== SET PROBLEM ==
Reproduce nothing but the lines from the start of the material through the line that includes "from bokeh.resources import INLINE", both ends included, and omit every picture.

== GIVEN DATA ==
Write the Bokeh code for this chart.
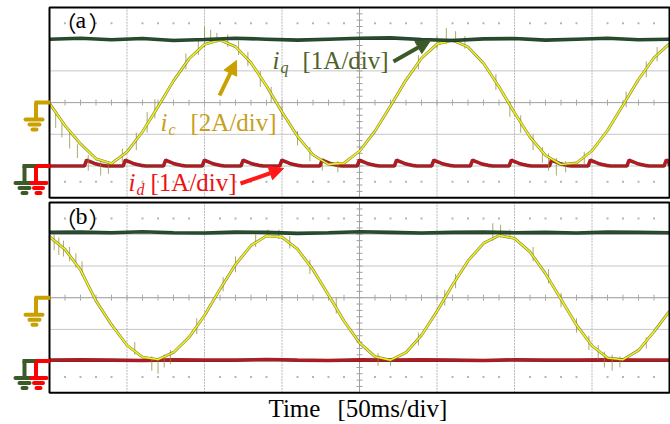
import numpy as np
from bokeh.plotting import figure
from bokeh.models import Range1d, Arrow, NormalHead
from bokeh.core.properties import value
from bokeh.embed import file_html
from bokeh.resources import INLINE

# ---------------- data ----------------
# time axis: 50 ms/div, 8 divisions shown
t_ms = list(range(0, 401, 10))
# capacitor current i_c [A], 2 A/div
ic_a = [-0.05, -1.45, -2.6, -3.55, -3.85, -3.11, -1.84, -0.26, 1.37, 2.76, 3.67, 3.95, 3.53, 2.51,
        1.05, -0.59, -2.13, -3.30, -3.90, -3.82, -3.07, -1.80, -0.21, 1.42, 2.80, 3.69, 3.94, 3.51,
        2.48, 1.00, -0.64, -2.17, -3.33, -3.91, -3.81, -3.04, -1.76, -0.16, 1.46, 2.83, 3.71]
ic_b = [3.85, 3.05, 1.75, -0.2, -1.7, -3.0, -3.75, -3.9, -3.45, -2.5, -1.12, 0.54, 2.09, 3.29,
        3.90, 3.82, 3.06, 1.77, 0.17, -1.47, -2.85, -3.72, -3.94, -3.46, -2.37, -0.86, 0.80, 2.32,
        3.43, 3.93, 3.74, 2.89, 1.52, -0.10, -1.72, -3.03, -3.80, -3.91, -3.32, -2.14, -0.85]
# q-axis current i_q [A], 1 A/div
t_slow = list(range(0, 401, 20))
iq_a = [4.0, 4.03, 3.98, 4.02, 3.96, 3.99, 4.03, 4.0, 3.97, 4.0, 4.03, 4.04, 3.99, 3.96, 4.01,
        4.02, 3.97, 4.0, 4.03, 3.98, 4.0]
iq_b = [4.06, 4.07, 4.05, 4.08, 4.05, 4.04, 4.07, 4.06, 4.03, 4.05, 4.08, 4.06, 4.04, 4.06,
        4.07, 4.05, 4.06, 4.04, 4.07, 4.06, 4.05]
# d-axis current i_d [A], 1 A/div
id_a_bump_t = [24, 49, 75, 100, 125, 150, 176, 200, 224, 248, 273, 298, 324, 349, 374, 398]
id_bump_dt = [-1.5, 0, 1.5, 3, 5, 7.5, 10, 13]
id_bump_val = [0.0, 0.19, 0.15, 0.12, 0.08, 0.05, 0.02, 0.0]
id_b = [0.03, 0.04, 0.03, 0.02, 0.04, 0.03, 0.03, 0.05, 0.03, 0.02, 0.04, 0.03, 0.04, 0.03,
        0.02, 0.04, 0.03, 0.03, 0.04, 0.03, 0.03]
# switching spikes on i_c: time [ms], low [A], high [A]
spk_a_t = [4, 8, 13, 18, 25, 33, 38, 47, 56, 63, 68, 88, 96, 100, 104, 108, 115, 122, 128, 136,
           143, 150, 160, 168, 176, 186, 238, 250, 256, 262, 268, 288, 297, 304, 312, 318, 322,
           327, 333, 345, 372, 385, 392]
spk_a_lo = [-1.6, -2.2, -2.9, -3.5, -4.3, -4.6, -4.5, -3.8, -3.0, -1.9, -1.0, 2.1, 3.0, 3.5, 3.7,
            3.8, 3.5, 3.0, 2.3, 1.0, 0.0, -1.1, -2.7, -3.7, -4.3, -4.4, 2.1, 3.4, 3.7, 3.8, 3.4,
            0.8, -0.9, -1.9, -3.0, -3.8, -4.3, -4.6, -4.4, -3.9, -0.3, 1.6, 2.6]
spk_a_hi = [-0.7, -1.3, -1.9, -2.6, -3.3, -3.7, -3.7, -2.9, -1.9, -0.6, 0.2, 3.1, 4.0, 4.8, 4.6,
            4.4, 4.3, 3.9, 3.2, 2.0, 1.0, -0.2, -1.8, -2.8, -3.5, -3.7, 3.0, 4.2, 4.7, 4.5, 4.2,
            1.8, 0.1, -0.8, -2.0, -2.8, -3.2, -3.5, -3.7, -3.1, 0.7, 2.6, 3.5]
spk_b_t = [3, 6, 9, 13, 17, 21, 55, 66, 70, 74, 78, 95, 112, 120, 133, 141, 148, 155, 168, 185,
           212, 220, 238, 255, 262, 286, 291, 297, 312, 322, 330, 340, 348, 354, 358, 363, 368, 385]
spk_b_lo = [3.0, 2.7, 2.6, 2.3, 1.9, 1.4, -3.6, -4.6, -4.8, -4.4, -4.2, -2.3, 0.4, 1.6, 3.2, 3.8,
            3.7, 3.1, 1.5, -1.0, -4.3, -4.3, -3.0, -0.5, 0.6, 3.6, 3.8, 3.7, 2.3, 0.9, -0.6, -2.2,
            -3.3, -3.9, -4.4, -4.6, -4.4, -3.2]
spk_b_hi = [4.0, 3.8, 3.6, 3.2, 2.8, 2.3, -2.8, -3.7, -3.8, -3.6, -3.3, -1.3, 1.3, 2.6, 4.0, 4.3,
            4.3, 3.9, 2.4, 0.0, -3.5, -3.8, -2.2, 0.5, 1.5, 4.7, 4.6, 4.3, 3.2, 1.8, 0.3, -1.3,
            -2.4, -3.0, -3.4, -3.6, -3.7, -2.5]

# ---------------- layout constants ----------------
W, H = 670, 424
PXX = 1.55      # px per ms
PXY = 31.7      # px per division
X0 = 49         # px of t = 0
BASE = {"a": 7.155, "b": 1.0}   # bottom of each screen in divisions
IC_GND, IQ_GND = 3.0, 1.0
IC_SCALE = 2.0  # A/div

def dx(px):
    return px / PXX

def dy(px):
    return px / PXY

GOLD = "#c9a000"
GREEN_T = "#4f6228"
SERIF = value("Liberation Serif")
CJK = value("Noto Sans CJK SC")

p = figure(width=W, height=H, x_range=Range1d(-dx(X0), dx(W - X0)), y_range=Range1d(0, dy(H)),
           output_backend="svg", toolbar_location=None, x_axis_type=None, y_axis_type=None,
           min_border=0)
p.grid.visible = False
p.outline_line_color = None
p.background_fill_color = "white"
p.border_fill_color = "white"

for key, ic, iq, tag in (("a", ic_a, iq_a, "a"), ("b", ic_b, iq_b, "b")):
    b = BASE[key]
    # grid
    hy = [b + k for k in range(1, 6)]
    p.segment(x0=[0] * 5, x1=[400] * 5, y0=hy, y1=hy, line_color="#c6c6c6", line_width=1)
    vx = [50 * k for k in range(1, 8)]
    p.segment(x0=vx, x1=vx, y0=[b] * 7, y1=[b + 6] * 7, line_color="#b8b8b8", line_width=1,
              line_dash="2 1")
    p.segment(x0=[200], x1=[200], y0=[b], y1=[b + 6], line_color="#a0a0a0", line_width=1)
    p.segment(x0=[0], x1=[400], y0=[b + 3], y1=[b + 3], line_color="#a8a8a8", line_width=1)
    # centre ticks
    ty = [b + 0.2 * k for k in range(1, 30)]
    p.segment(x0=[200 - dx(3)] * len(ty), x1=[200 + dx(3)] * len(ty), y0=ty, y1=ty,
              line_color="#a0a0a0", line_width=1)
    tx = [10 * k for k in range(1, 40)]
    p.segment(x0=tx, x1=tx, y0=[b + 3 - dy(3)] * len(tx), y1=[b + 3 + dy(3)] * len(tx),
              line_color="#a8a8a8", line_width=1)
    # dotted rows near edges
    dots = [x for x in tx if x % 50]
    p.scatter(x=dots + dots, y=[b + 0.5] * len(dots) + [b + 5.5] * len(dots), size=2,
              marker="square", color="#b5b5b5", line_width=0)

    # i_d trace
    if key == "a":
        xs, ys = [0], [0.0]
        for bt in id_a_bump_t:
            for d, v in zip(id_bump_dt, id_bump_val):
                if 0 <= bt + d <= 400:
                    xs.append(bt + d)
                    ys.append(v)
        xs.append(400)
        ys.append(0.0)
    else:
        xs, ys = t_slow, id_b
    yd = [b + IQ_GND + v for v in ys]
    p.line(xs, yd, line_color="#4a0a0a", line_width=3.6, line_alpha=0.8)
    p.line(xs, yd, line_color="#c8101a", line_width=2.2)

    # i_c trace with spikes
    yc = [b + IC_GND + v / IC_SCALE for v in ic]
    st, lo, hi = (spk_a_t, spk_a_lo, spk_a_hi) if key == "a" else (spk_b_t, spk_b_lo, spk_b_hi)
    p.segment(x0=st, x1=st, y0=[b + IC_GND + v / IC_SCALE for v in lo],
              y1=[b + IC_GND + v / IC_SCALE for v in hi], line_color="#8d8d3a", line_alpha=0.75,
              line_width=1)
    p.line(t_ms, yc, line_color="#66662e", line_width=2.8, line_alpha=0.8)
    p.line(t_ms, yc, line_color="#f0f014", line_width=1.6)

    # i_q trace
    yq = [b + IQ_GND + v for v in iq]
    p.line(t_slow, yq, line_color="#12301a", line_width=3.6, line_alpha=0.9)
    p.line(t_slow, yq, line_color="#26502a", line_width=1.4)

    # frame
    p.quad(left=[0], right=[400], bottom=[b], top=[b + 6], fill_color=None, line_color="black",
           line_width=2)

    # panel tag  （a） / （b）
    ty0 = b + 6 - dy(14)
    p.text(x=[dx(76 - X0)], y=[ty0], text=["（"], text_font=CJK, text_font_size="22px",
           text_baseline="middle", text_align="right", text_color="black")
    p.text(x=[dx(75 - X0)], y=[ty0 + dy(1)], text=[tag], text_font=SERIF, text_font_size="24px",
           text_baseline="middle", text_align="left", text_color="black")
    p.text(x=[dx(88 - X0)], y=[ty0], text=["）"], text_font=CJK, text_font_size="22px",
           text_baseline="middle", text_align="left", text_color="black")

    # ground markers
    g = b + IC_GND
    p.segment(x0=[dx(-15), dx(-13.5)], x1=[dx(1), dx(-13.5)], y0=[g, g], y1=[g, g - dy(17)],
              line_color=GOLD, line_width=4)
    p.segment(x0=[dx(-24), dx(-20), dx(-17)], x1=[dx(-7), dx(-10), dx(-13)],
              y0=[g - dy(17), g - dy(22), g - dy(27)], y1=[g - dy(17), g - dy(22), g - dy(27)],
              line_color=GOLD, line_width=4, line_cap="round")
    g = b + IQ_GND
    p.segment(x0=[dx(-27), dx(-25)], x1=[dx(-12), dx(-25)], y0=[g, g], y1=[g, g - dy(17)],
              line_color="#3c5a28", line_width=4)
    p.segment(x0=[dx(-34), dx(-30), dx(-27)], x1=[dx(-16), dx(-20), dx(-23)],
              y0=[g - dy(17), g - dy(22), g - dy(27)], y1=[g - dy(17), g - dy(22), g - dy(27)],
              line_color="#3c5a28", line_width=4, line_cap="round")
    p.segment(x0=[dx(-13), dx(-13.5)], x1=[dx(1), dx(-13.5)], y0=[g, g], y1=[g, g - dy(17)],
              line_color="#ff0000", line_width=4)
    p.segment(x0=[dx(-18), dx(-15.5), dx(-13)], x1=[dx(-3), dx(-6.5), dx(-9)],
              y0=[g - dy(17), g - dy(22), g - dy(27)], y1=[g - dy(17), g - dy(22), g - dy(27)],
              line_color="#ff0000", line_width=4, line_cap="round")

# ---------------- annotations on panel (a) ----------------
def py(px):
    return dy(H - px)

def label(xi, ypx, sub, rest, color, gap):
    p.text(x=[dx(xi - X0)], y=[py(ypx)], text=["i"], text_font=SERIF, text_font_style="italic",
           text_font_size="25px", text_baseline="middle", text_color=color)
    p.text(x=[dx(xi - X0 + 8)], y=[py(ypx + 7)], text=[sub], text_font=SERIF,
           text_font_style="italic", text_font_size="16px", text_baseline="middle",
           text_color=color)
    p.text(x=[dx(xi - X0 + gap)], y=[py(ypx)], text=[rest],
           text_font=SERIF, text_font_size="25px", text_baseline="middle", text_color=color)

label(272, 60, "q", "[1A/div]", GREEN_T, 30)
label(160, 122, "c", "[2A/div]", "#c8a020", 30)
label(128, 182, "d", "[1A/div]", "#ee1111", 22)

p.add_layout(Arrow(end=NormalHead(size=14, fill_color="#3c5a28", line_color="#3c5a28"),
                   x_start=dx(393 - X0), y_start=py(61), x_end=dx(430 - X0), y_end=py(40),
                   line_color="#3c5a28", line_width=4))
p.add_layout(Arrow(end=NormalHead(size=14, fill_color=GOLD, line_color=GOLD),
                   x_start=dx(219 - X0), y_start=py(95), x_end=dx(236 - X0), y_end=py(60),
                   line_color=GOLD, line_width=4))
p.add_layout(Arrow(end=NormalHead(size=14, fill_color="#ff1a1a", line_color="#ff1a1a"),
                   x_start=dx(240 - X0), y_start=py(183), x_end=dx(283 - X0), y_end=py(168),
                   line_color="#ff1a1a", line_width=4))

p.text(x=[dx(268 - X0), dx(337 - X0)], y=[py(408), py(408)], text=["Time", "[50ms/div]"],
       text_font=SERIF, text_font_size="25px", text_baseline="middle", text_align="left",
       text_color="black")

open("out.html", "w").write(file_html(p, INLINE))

== WORKED SOLUTION ==
Write the Bokeh code for this chart.
import numpy as np
from bokeh.plotting import figure
from bokeh.models import Range1d, Arrow, NormalHead
from bokeh.core.properties import value
from bokeh.embed import file_html
from bokeh.resources import INLINE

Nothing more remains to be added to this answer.